The department says M/V Malaspina, LLC’s proposal fulfills a state goal of preserving the historic ship, which was constructed in 1963 and was the first ferry to enter service for the Alaska Marine Highway System. It has been moored at Ward Cove in Ketchikan since 2019. The cost of repairing it and making it serviceable have risen over the years.

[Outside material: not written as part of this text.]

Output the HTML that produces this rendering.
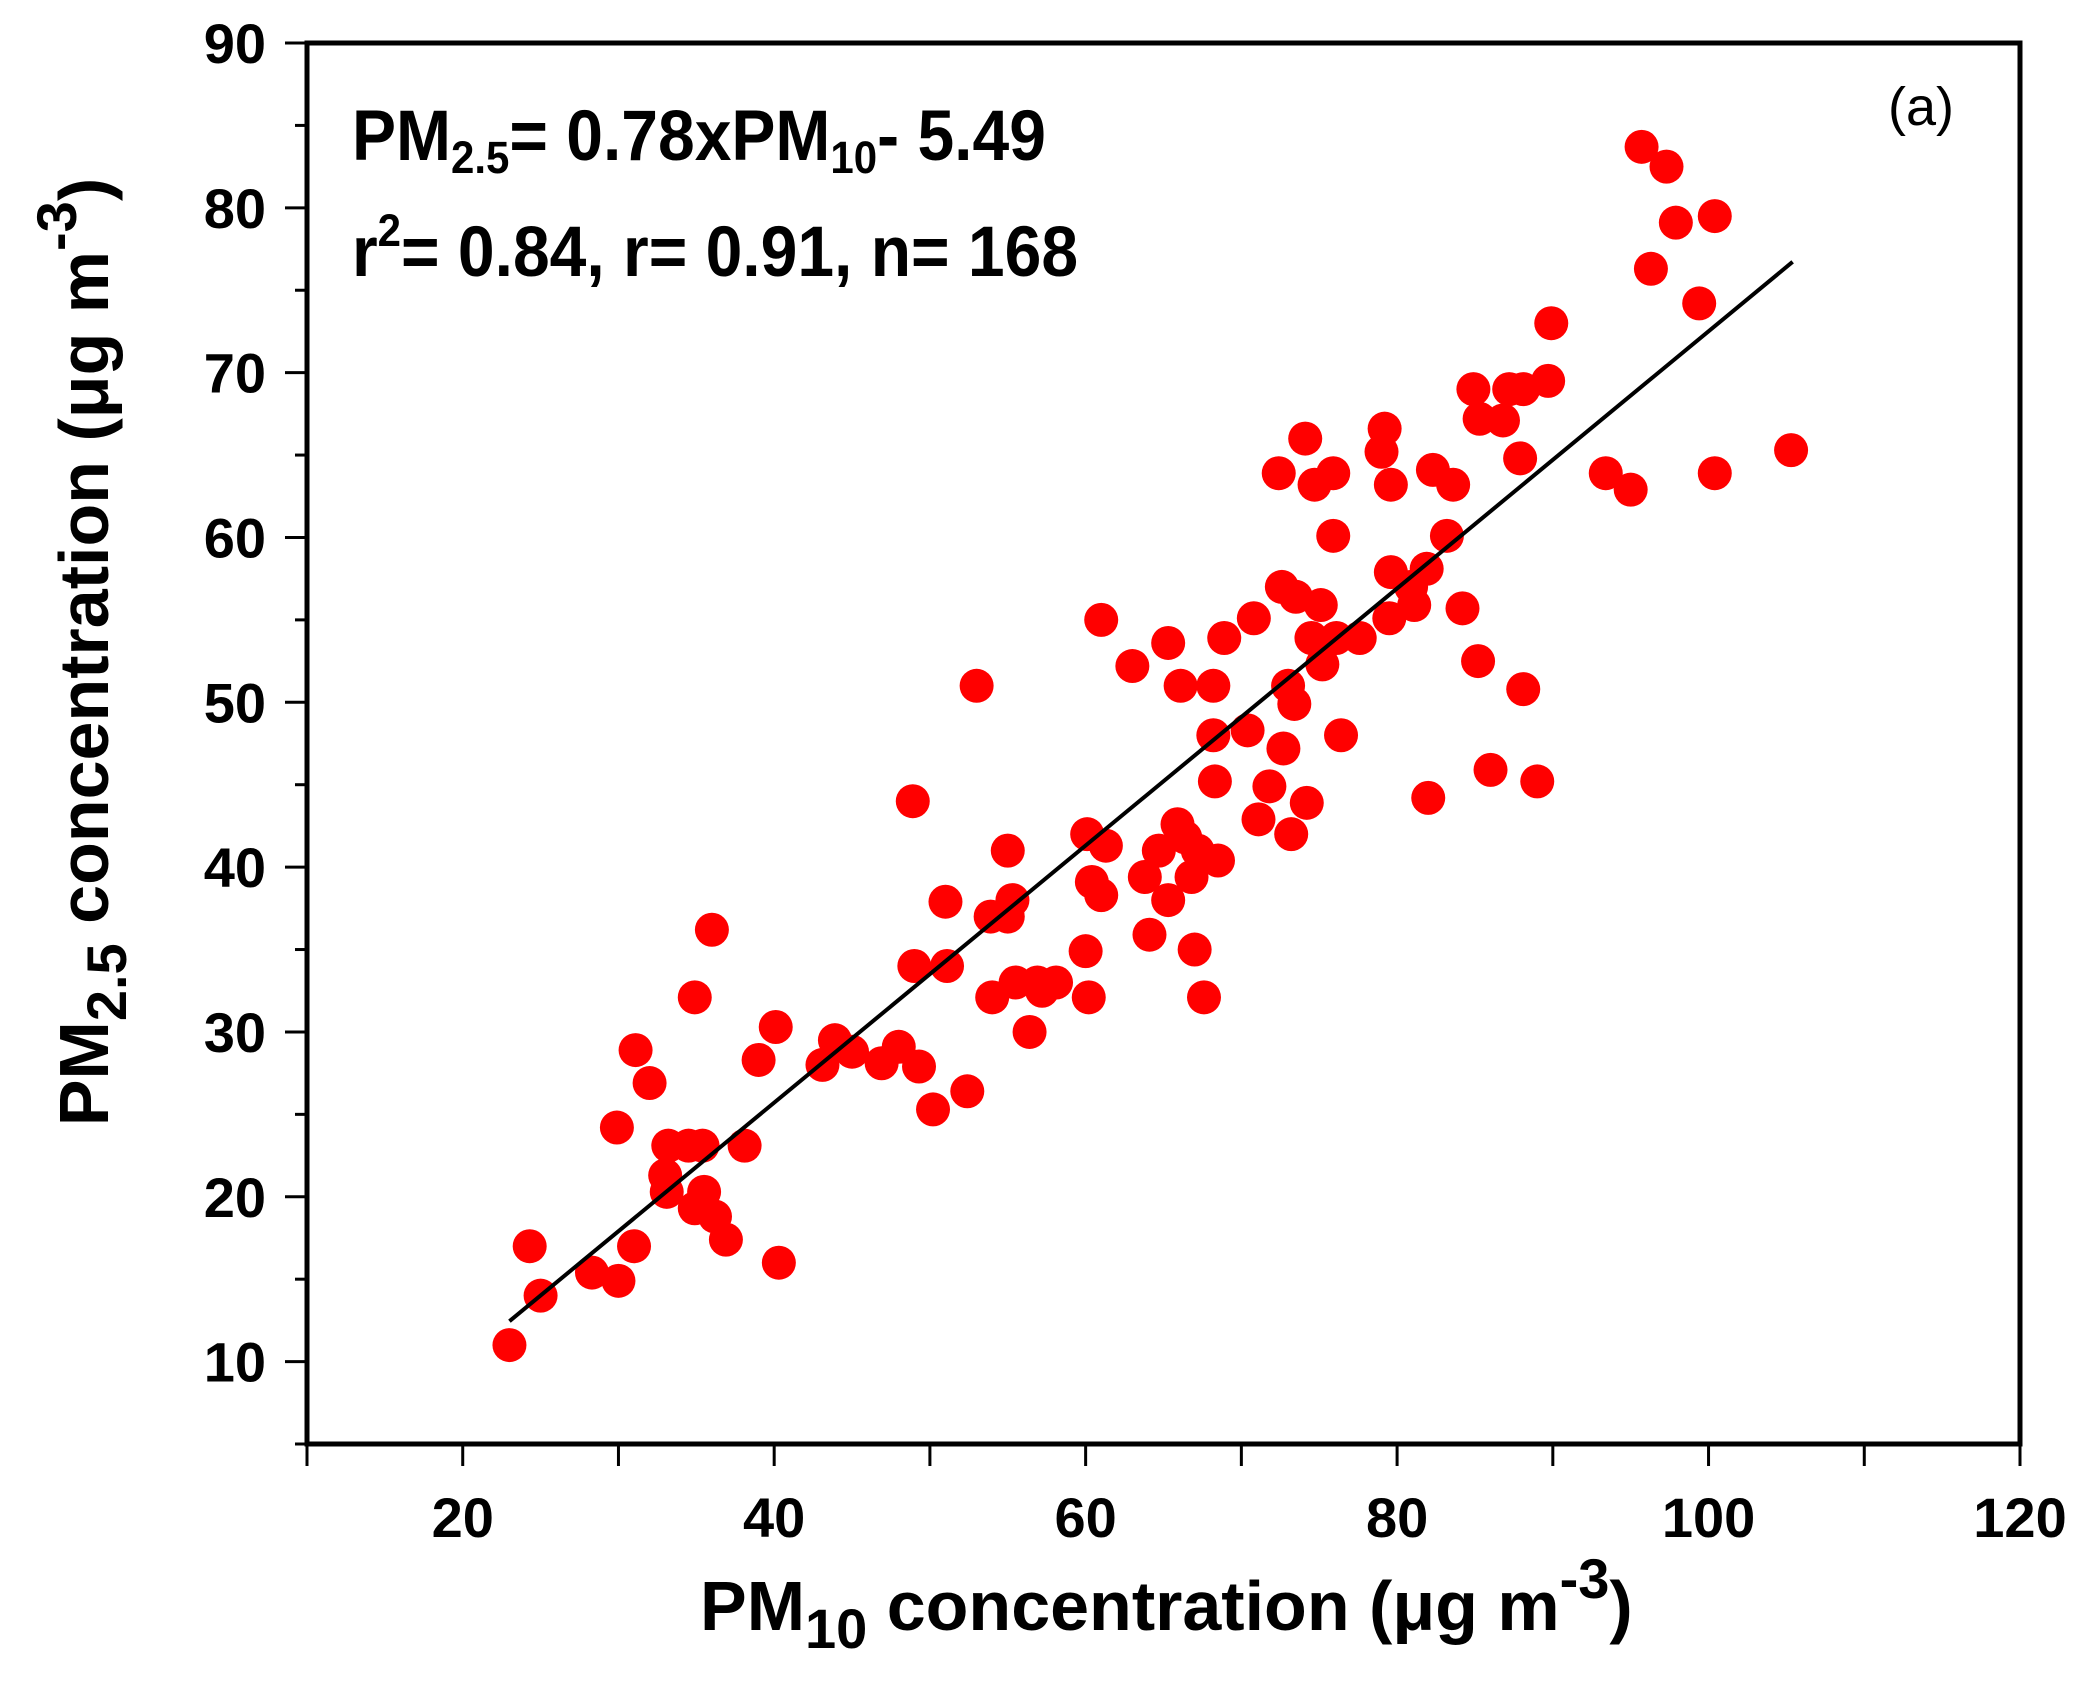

Initially, repairs were estimated to cost about $16 million, but since being in Ketchikan, more work has been identified, including replacing much more steel than previously estimated and a need for new or refurbished engines, reduction gears, and propellors.

The newly formed company is a venture between Fairbanks-based Binkley, owner of the Anchorage Daily News and other businesses in Alaska, and Spokely, a longtime Ketchikan resident who has had several businesses in Southeast Alaska, primarily Ketchikan, where he is the developer of Ward Cove, a former pulp mill site that the Spokely and Binkley families are turning into a tourism facility that includes docks. They have invested more than $50 million into that project. Their company, Ward Cove Dock Group, is the actual owner of the M/V Malaspina, LLC.

8 COMMENTS

  1. Thats like sending a champion race horse out in the field to spend its end days grazing and getting fat. You got to run its legs. It’s not spectacular not running.

  2. I think a better consideration would be to move the ferry to Seward and convert it into housing for those people strongly desiring to live and work in Seward but cannot secure housing .If not Seward , perhaps Homer could take it. Use regional low income housing organizations to administer the project or perhaps the cities of Seward or Homer.

    • Spokelys have that stench. It’s not a subsidy, it’s a “partnership”. No need to put it out to bid.